En 2012, como sucede en México cada seis años, renace la esperanza de que con el cambio de autoridades federales electas el primero de julio, se logre concretar un futuro mejor para el país.
Estos buenos deseos son, indudablemente, muy válidos. Sin embargo, considero que no existen las condiciones para que se materialicen con el sistema político mexicano actual.
Desde una perspectiva económica, ese sistema carece de los incentivos necesarios para que sus protagonistas actúen, como afirman insistentemente ellos, a favor del bien común y que, en consecuencia, puedan mejorar eficazmente las condiciones de vida de la población.
En ese contexto, la participación de la ciudadanía se limita a escoger entre alternativas que no provienen de una selección basada en méritos personales y en las mejores propuestas y planes de acción, sino de procesos donde prevalecen criterios de alianzas y lealtades dentro de los partidos políticos que monopolizan la facultad de designación de sus candidatos.
La idea de una ciudadanización de las elecciones se ha venido perdiendo porque el mismo sistema político mexicano se ha encargado de establecer normas y regulaciones que favorecen el status quo, entorpecen la democratización en la designación de nuestras máximas autoridades electorales, así como en la selección de los candidatos a los puestos de elección popular.
Por eso no ayuda, como está sucediendo actualmente y sucedió en 2006, la obstinación de los grupos políticos de izquierda empeñados en desacreditar el triunfo de todo aquel que no coincida con esta tendencia política.
Los conflictos post-electorales sólo sirven para distraer la atención de los problemas más graves y urgentes del país, pero cumplen, eso sí, la agenda del señor López, quien al calentar ánimos y azuzar masas ingenuas con argumentos tan increíbles como la compra de 5 millones de votos, prepara el terreno para movimientos de oposición a cuantas reformas resulten contrarias a su ideología estatista e intervencionista.
En ese sentido, está pendiente una verdadera reforma política que remueva los obstáculos del sistema actual y que lleve a la ruptura con los poderes oligopólicos y las visiones mesiánicas populistas que controlan, hasta ahora, el funcionamiento del quehacer político en México.

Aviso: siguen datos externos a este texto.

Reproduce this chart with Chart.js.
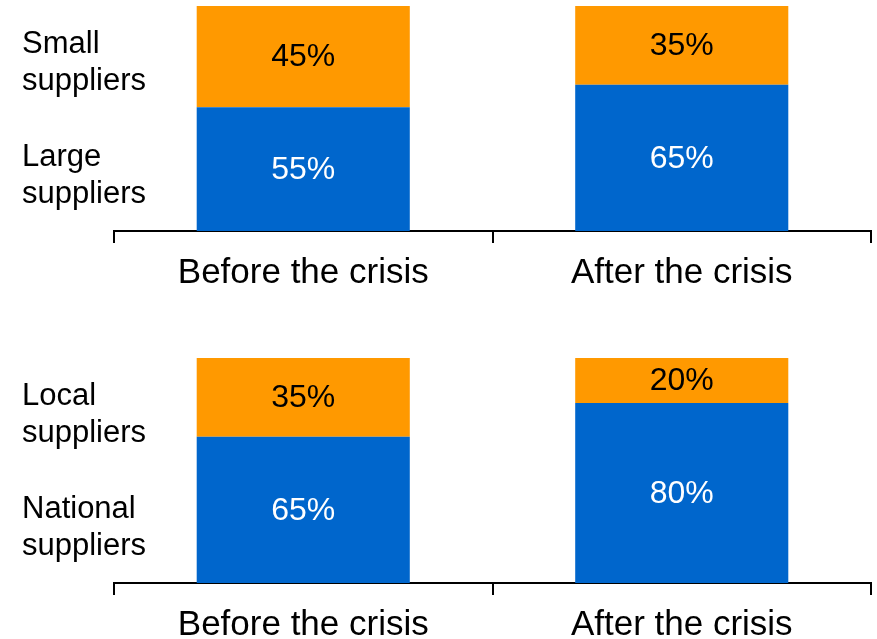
<!DOCTYPE html>
<html>
<head>
<meta charset="utf-8">
<script src="https://cdn.jsdelivr.net/npm/chart.js@4/dist/chart.umd.min.js"></script>
<style>
  html, body { margin: 0; padding: 0; background: #fff; overflow: hidden; }
  body { width: 877px; height: 639px; position: relative; }
  .panel { position: absolute; left: 0; width: 877px; height: 303px; }
  #top { top: 0; }
  #bottom { top: 352px; }
</style>
</head>
<body>
<div class="panel" id="top"><canvas id="sizeChart"></canvas></div>
<div class="panel" id="bottom"><canvas id="originChart"></canvas></div>
<script>
// Share of purchases by supplier type, before and after the crisis (percent)
const categories = ['Before the crisis', 'After the crisis'];

const largeSuppliers = [55, 65];
const smallSuppliers = [45, 35];

const nationalSuppliers = [65, 80];
const localSuppliers = [35, 20];

const sizeSeriesNames = [['Large', 'suppliers'], ['Small', 'suppliers']];
const originSeriesNames = [['National', 'suppliers'], ['Local', 'suppliers']];

const BLUE = '#0066CC';
const ORANGE = '#FF9900';
const FONT = "'Liberation Sans', Arial, sans-serif";

// Writes each segment's percentage in its middle
const valueLabels = {
  id: 'valueLabels',
  afterDatasetsDraw(chart) {
    const ctx = chart.ctx;
    ctx.save();
    ctx.font = '32px ' + FONT;
    ctx.textAlign = 'center';
    ctx.textBaseline = 'middle';
    chart.data.datasets.forEach((ds, di) => {
      chart.getDatasetMeta(di).data.forEach((bar, i) => {
        const p = bar.getProps(['x', 'y', 'base'], true);
        ctx.fillStyle = ds.labelColor;
        ctx.fillText(ds.data[i] + '%', p.x, (p.y + p.base) / 2 + 1);
      });
    });
    ctx.restore();
  }
};

// Series names written to the left of the bars
const seriesNames = {
  id: 'seriesNames',
  afterDraw(chart) {
    const ctx = chart.ctx;
    const y = chart.scales.y;
    const levels = [24.5, 74.5];
    ctx.save();
    ctx.font = '31px ' + FONT;
    ctx.fillStyle = '#000';
    ctx.textAlign = 'left';
    ctx.textBaseline = 'middle';
    chart.data.datasets.forEach((ds, di) => {
      const cy = y.getPixelForValue(levels[di]);
      ds.seriesName.forEach((line, li) => {
        ctx.fillText(line, 22, cy + (li - (ds.seriesName.length - 1) / 2) * 37);
      });
    });
    ctx.restore();
  }
};

function makeChart(id, lowerValues, upperValues, names) {
  return new Chart(document.getElementById(id), {
    type: 'bar',
    data: {
      labels: categories,
      datasets: [
        { data: lowerValues, backgroundColor: BLUE, labelColor: '#fff', seriesName: names[0] },
        { data: upperValues, backgroundColor: ORANGE, labelColor: '#000', seriesName: names[1] }
      ]
    },
    options: {
      responsive: true,
      maintainAspectRatio: false,
      animation: false,
      events: [],
      datasets: { bar: { barPercentage: 0.563, categoryPercentage: 1, borderWidth: 0 } },
      layout: { padding: { top: 6, left: 114, right: 6, bottom: 0 } },
      plugins: { legend: { display: false }, tooltip: { enabled: false } },
      scales: {
        x: {
          stacked: true,
          offset: true,
          grid: { display: true, offset: true, drawOnChartArea: false, drawTicks: true, tickLength: 12, color: '#000', lineWidth: 2 },
          border: { display: true, color: '#000', width: 2 },
          ticks: { color: '#000', padding: 9, font: { family: FONT, size: 35 } }
        },
        y: { stacked: true, display: false, min: 0, max: 100 }
      }
    },
    plugins: [valueLabels, seriesNames]
  });
}

makeChart('sizeChart', largeSuppliers, smallSuppliers, sizeSeriesNames);
makeChart('originChart', nationalSuppliers, localSuppliers, originSeriesNames);
</script>
</body>
</html>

Pero es difícil que los políticos forjados en esas prácticas, decidan ponerles fin en forma voluntaria y perjudicarse con reglas más democráticas y transparentes. Por lo mismo, las iniciativas presentadas, discutidas y aprobadas en la Cámara del Senado en 2011 no prosperaron en la Cámara de Diputados, a pesar de ser una versión muy alejada todavía de un cambio de fondo en nuestro sistema.
En efecto, esas iniciativas se refieren, principalmente, a cambios para instaurar la segunda vuelta en la elección presidencial, reducir el número de legisladores, aumentar la participación ciudadana, permitir la reelección de legisladores federales y locales, y el establecimiento de algunas normas para fomentar la cooperación entre los poderes ejecutivo y legislativo.
Estos temas son, sin duda, relevantes para avanzar en el perfeccionamiento de la democracia mexicana, pero por falta de acuerdo se decidió no aprobar reforma alguna al respecto.
Las limitaciones y contradicciones entre la iniciativa aprobada y lo que quedó fuera de la misma, quedan de manifiesto en muchos casos. Como muestra, basta señalar que la idea de una especie de carrera legislativa, propiciada por la posibilidad de reelección de legisladores, aprobada en el Senado y rechazada por los Diputados, se nulifica con la falta de voluntad para modificar la fórmula actual de acceso a las cámaras, donde las dirigencias de los partidos son las que deciden.
Algo similar sucede con el mantenimiento del arcaico sistema de representación proporcional, en el cual se designa como representantes "populares" a quienes ocupan los primeros lugares de una lista de candidatos que se elabora, normalmente, de acuerdo con las lealtades hacia los dirigentes partidarios o las simpatías que estos tengan por algunos militantes.
En consecuencia, si bien en estas elecciones nos libramos nuevamente del promotor de la República amorosa, su activismo beligerante y las rencillas partidistas hacen que no me sienta particularmente entusiasmado con la posibilidad de que nuestras nuevas autoridades realicen, a partir de 2013, los cambios que necesita México para dejar atrás su pobre desempeño en materia económica.